- Stated task:
From the listing below, output the lines between the one with "Reproduce this diagram with TikZ." and the one with "(master-a) at (95,378)", including those two, and nothing else. Pictures are not copied.

___ Extracted entries ___

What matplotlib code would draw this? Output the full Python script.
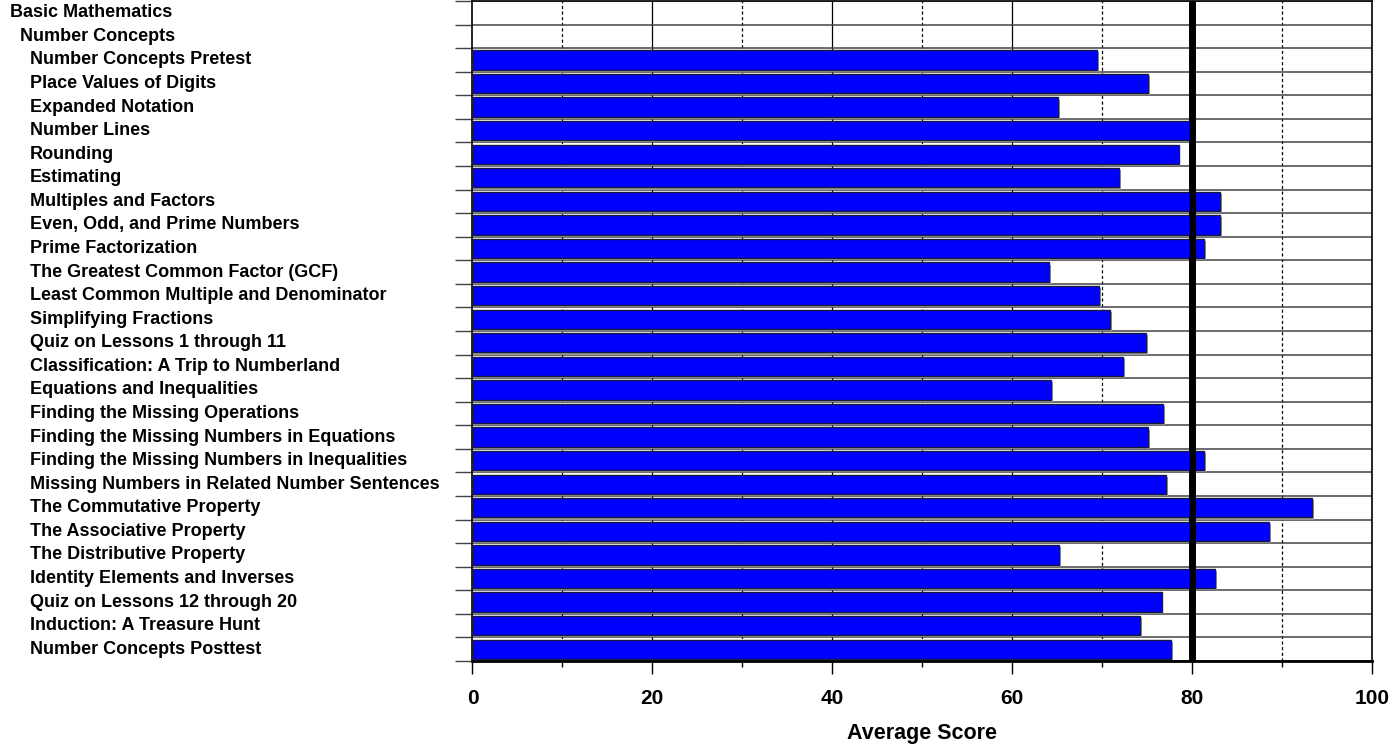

___
___ Extracted entries ___

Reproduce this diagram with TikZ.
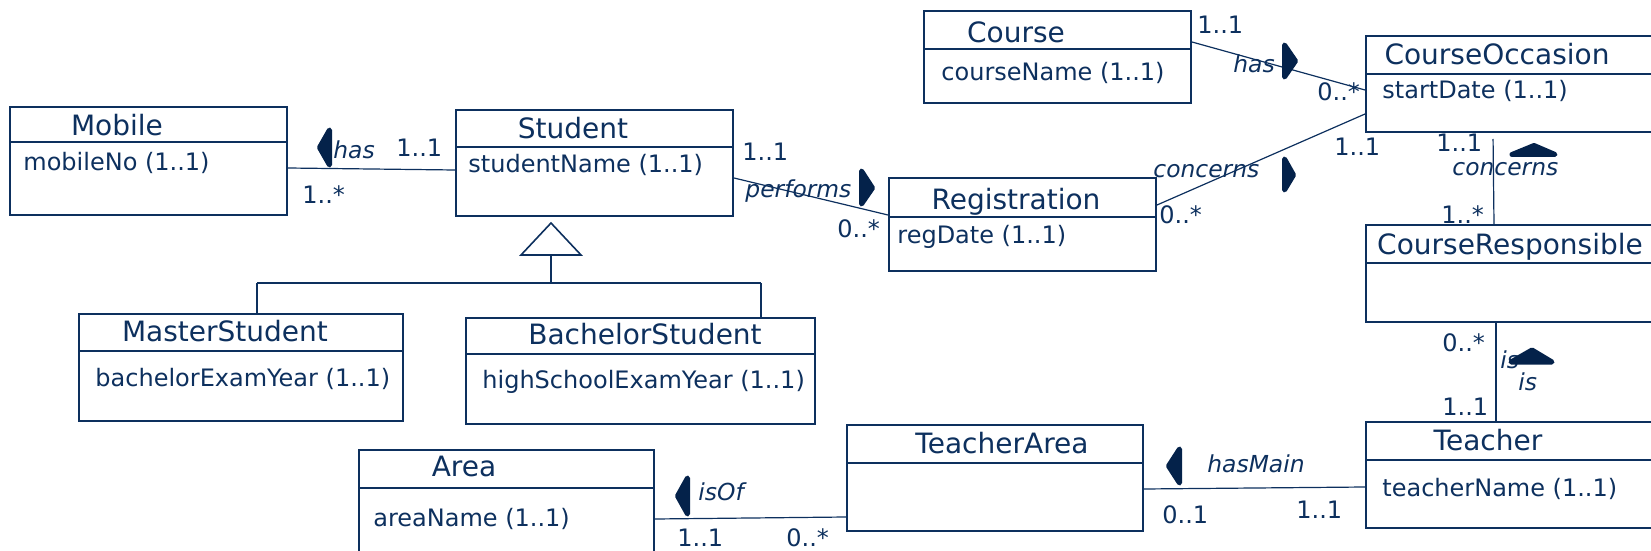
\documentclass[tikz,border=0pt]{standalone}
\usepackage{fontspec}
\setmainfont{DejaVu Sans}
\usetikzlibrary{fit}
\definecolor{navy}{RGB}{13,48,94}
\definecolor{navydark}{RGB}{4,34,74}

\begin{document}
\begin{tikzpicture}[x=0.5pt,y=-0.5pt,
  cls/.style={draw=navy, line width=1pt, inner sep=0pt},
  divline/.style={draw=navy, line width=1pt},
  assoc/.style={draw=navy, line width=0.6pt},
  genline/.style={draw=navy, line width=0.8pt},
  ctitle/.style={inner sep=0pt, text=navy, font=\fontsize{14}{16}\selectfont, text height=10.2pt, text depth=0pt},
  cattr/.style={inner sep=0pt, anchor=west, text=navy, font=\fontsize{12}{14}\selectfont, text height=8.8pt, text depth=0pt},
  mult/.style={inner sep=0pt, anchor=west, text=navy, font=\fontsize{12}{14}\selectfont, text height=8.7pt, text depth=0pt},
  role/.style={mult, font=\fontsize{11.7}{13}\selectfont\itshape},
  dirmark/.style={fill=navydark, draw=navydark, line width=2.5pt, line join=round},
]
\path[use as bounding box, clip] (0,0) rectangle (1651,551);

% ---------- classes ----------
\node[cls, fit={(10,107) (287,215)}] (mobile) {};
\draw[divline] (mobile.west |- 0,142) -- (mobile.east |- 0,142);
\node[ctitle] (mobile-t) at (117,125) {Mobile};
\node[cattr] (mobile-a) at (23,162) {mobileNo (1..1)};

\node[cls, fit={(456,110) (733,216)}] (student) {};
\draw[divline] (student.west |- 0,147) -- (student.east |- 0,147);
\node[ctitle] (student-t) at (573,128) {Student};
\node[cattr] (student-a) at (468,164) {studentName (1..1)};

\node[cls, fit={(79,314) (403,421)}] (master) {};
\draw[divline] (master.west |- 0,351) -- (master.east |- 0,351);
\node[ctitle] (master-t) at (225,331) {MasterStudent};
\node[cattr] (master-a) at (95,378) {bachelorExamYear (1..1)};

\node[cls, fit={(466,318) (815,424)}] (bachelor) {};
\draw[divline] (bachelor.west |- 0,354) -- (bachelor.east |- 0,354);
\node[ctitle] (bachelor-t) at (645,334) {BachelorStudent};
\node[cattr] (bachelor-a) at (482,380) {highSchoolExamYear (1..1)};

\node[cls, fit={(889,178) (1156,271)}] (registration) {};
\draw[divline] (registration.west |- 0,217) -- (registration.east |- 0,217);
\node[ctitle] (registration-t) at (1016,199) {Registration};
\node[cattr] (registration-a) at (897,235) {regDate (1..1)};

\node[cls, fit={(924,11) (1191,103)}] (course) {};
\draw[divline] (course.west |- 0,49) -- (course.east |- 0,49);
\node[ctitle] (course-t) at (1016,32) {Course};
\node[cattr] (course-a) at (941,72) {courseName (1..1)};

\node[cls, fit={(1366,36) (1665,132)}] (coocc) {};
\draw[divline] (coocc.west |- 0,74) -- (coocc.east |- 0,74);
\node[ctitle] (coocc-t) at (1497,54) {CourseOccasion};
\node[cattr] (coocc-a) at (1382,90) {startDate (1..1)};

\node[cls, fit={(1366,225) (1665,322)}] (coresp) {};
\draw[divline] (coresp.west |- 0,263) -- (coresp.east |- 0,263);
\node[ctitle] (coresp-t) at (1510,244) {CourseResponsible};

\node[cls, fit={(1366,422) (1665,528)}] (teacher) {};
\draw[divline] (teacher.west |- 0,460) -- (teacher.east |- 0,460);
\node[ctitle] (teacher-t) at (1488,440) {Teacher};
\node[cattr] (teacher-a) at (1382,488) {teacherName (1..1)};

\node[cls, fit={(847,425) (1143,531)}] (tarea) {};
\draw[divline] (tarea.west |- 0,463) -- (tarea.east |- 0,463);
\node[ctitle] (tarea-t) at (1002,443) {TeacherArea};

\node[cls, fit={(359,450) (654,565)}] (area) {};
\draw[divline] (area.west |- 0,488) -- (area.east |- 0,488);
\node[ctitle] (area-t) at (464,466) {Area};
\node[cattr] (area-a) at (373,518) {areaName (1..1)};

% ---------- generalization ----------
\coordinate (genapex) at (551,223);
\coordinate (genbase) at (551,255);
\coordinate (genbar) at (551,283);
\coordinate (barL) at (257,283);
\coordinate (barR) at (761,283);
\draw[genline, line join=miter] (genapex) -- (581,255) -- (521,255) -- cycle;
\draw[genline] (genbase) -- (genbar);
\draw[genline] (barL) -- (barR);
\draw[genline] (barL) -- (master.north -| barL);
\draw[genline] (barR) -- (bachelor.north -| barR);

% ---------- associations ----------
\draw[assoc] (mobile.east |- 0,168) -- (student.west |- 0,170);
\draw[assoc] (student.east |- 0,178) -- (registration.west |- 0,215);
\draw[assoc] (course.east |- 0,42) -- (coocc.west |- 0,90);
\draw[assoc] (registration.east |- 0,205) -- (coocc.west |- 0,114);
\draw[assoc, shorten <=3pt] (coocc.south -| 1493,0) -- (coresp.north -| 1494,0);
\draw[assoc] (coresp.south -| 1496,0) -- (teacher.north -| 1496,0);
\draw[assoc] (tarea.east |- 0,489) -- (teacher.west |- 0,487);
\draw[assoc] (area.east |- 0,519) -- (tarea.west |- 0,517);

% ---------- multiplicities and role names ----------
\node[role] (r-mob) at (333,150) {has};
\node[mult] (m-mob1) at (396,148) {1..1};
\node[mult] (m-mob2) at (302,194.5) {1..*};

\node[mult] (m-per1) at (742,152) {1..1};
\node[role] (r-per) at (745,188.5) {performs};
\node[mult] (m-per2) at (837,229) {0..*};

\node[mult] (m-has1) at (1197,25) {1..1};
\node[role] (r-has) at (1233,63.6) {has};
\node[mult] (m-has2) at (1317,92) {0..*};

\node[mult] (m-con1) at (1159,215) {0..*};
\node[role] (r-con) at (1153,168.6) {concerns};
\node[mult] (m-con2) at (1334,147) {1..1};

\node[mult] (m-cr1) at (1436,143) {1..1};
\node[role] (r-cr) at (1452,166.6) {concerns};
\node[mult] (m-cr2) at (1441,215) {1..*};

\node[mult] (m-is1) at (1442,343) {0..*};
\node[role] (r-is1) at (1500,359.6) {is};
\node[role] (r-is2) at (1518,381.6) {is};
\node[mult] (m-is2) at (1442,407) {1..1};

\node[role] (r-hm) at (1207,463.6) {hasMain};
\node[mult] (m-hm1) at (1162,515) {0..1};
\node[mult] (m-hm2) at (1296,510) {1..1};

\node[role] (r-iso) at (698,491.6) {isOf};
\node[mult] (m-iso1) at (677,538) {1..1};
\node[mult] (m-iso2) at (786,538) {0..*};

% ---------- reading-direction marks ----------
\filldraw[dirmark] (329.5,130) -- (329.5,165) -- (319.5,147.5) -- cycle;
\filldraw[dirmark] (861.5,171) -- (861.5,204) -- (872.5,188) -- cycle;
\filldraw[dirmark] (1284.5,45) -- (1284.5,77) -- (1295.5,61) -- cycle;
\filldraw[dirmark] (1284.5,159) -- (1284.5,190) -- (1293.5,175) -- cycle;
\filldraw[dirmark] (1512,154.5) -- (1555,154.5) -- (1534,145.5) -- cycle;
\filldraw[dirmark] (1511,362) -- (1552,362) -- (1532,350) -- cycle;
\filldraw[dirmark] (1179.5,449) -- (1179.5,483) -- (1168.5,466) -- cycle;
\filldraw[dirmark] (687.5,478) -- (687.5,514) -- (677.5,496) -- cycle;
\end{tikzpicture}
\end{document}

___

- Response:
Reproduce this diagram with TikZ.
\documentclass[tikz,border=0pt]{standalone}
\usepackage{fontspec}
\setmainfont{DejaVu Sans}
\usetikzlibrary{fit}
\definecolor{navy}{RGB}{13,48,94}
\definecolor{navydark}{RGB}{4,34,74}

\begin{document}
\begin{tikzpicture}[x=0.5pt,y=-0.5pt,
  cls/.style={draw=navy, line width=1pt, inner sep=0pt},
  divline/.style={draw=navy, line width=1pt},
  assoc/.style={draw=navy, line width=0.6pt},
  genline/.style={draw=navy, line width=0.8pt},
  ctitle/.style={inner sep=0pt, text=navy, font=\fontsize{14}{16}\selectfont, text height=10.2pt, text depth=0pt},
  cattr/.style={inner sep=0pt, anchor=west, text=navy, font=\fontsize{12}{14}\selectfont, text height=8.8pt, text depth=0pt},
  mult/.style={inner sep=0pt, anchor=west, text=navy, font=\fontsize{12}{14}\selectfont, text height=8.7pt, text depth=0pt},
  role/.style={mult, font=\fontsize{11.7}{13}\selectfont\itshape},
  dirmark/.style={fill=navydark, draw=navydark, line width=2.5pt, line join=round},
]
\path[use as bounding box, clip] (0,0) rectangle (1651,551);

% ---------- classes ----------
\node[cls, fit={(10,107) (287,215)}] (mobile) {};
\draw[divline] (mobile.west |- 0,142) -- (mobile.east |- 0,142);
\node[ctitle] (mobile-t) at (117,125) {Mobile};
\node[cattr] (mobile-a) at (23,162) {mobileNo (1..1)};

\node[cls, fit={(456,110) (733,216)}] (student) {};
\draw[divline] (student.west |- 0,147) -- (student.east |- 0,147);
\node[ctitle] (student-t) at (573,128) {Student};
\node[cattr] (student-a) at (468,164) {studentName (1..1)};

\node[cls, fit={(79,314) (403,421)}] (master) {};
\draw[divline] (master.west |- 0,351) -- (master.east |- 0,351);
\node[ctitle] (master-t) at (225,331) {MasterStudent};
\node[cattr] (master-a) at (95,378) {bachelorExamYear (1..1)};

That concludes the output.